Design a Simple Borrowing Filter
Make a short checklist to pass before you take any new loan. Will this purchase hold or increase value for at least three years. Does it make essential parts of life more reliable, like work, health, or safety. Can I still hit my minimum savings target after adding the payment. If the answer to any of these is no, the loan does not pass your filter. You can always revisit the idea later when your cash flow is stronger.
Use Guardrails That Slow You Down
A limit works best with a few friction points that make you pause. Delete saved cards from shopping sites. Turn off offers that raise your card limit automatically. Require extra verification before any new account can be opened. Write a short cooling off rule for yourself. For example, any loan or buy now pay later plan must wait forty-eight hours while you check the total cost and compare alternatives. That tiny delay is often enough to separate a real need from a rushed want.
Shrink Dependence on High-Cost Credit
When you rely on credit to bridge everyday expenses, the interest becomes a tax on your routine. Limiting borrowing pushes you to right size recurring costs. Negotiate or cancel subscriptions you barely use. Requote insurance. Ask utility providers about budget billing to smooth spikes. Pack lunches a few days a week and redirect those dollars toward a small buffer fund. A little breathing room makes it less tempting to swipe when life throws a curveball.
Practice Borrowing for Purpose, Not Emotion
Some purchases are emotional stand ins for comfort, status, or relief. If you notice that pattern, take a beat and name the feeling. Then meet that need in a money light way. Call a friend. Go for a fast walk. Plan a small, paid in cash treat for the weekend. When you take care of the feeling without a new balance, you protect the budget and the mood at the same time.
Build an Exit Plan for Existing Debt
Limiting new borrowing is only half the work. Shrinking what you already owe matters just as much. Pick one clear strategy that you can stick with, like paying extra on the highest interest balance or knocking out the smallest balance to create quick wins.
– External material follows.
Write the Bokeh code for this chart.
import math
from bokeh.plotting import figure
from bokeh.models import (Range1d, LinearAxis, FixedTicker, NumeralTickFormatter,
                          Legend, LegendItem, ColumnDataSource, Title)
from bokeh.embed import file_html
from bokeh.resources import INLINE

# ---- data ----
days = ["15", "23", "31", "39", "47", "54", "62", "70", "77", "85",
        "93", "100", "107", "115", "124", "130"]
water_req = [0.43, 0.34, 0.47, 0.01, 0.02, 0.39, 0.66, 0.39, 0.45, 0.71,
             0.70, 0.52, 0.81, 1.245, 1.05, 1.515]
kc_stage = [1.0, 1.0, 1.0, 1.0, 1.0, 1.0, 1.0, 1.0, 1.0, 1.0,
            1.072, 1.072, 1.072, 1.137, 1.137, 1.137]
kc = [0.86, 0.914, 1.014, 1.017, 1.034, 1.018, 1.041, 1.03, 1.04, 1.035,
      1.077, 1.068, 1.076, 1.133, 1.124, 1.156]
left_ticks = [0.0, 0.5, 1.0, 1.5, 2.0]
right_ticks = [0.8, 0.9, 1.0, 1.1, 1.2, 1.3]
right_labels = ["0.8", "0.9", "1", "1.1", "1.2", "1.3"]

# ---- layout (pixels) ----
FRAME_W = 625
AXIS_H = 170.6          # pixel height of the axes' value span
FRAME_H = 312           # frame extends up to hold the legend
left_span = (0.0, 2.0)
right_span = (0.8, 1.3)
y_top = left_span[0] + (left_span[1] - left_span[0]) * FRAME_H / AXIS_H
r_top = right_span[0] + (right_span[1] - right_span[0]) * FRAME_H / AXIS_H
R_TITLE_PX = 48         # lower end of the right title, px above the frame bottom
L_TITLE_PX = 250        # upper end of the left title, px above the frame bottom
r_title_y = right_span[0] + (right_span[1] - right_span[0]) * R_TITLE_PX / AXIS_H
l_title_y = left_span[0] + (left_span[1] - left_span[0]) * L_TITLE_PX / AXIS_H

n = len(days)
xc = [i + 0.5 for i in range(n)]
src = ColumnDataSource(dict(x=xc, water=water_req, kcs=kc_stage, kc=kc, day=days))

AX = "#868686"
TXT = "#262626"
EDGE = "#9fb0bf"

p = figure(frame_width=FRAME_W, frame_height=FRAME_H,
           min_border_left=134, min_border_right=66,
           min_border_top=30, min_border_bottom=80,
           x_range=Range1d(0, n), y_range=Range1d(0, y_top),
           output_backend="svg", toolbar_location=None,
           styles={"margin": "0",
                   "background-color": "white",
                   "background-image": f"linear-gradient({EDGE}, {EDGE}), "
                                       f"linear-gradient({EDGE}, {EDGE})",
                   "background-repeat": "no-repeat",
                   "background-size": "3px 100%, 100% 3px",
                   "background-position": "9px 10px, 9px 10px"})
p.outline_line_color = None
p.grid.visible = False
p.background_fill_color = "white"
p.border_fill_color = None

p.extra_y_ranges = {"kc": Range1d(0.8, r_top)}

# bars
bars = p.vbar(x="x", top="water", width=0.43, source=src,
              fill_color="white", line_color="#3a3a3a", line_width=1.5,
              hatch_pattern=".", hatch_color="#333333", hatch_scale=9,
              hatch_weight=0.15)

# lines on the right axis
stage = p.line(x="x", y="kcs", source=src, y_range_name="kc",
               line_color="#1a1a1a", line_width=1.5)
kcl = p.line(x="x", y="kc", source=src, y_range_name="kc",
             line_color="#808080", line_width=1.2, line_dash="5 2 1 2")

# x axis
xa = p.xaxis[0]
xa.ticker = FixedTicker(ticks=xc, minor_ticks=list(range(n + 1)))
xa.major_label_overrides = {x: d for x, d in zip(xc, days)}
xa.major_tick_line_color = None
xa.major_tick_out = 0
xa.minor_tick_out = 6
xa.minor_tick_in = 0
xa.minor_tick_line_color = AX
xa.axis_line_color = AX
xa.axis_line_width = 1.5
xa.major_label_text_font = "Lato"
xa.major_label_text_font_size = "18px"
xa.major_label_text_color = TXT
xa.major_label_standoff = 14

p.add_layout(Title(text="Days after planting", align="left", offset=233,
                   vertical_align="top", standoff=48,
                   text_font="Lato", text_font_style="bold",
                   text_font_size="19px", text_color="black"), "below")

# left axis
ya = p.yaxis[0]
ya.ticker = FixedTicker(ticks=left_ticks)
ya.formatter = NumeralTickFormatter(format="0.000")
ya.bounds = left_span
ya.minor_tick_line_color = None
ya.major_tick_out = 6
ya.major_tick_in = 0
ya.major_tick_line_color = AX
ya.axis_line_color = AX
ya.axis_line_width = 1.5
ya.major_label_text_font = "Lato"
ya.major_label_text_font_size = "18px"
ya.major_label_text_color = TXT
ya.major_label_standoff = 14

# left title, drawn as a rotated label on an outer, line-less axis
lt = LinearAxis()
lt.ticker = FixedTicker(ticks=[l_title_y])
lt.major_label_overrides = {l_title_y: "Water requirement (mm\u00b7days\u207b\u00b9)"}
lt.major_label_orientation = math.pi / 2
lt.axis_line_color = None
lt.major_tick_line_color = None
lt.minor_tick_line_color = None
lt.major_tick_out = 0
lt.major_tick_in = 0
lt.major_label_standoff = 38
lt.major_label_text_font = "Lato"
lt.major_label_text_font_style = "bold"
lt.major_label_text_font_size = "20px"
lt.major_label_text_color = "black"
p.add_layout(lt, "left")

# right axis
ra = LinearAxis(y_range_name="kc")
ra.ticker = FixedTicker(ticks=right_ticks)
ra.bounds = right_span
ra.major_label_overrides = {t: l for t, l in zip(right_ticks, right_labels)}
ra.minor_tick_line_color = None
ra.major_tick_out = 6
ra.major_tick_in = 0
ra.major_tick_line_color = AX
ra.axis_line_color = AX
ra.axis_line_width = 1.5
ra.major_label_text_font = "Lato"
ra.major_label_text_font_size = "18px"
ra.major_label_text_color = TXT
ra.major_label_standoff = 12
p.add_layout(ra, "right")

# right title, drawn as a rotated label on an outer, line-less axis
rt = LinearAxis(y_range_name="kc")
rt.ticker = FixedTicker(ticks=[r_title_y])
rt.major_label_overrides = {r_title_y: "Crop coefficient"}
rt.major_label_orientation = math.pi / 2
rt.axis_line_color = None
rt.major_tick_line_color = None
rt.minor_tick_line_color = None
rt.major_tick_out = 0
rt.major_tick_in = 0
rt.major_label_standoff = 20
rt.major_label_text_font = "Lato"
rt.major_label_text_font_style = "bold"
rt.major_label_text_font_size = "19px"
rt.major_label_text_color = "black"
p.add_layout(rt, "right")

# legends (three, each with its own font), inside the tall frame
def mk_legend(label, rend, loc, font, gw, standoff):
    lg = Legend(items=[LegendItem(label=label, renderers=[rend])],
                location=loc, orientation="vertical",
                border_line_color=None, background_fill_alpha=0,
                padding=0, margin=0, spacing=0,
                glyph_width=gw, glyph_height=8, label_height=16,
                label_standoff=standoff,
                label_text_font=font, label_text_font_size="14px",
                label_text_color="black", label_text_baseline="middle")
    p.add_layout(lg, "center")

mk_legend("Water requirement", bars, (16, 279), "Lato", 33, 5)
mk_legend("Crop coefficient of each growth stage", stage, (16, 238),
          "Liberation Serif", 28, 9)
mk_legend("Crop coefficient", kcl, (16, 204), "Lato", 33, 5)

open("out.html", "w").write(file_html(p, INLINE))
Set automatic payments for every account so nothing slips. If you hit a wall, talk with your creditors before you miss payments. Many will offer hardship options if you ask early and follow through.
Put Savings on Autopilot So Credit Stays in the Drawer
Savings prevents borrowing. Even a small starter cushion changes your choices. Set a minimum transfer right after payday, no matter how modest. Rename that account Safety Net to remind yourself why it exists. When a surprise shows up, you will reach for your savings instead of a card, and that single decision can save real money over the next few months.
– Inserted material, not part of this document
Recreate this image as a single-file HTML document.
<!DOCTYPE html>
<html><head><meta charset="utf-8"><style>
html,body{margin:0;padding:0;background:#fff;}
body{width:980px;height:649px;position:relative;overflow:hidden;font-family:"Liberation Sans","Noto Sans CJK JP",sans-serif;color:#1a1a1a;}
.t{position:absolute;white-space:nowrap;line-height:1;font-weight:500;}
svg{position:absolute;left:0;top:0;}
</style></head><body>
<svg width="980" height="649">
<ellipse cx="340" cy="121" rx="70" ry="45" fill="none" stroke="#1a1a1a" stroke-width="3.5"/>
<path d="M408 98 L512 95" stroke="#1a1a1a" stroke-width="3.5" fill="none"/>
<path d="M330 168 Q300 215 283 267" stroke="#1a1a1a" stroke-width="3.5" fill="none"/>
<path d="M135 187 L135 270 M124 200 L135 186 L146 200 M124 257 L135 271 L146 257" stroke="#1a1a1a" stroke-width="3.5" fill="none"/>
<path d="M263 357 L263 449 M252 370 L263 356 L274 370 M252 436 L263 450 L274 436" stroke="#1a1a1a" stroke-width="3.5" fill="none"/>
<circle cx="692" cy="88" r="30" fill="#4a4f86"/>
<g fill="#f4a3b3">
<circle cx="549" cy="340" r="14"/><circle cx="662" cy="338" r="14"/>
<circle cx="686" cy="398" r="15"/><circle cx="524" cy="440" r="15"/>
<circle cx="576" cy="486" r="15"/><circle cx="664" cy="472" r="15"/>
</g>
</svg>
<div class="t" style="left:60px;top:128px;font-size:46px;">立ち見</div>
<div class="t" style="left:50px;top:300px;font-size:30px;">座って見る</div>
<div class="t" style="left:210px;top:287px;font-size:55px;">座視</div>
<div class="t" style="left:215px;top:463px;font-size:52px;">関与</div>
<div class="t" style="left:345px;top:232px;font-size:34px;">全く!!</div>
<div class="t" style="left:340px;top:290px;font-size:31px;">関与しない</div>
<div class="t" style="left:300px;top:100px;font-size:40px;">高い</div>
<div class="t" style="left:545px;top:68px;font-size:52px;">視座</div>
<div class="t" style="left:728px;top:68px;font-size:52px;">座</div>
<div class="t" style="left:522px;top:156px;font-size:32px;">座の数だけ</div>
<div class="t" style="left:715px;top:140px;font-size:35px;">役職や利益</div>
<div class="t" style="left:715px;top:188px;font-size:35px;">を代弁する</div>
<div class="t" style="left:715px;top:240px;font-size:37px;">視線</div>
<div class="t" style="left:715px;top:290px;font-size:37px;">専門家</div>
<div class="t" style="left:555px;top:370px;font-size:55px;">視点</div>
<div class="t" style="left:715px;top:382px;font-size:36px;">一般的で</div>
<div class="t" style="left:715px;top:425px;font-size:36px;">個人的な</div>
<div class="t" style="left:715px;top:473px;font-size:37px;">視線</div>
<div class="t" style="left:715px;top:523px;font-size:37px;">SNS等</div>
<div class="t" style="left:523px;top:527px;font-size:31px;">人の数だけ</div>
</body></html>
If You Must Borrow, Borrow With Eyes Wide Open
Sometimes the answer is yes, and that is fine. When a loan supports health, safety, or income, and you can afford it within your limit, treat it like a project. Get two quotes. Ask for every fee in writing. Decline extras you did not request. Match the due date to your paycheck cycle. Set calendar reminders for the life of the loan. A thoughtful yes will always beat a hurried maybe.
The Bottom Line
Limiting borrowing is really about increasing freedom. You reduce the odds of a spiral, you keep payments manageable, and you protect yourself from hidden costs that thrive on hurry. You also make space for savings to grow and for decisions to reflect your real priorities. Start with a simple cap, add a few friction points, and practice saying yes only when the loan clearly serves your life. Over time, you will notice your stress drop, your options expand, and your future self breathing a lot easier.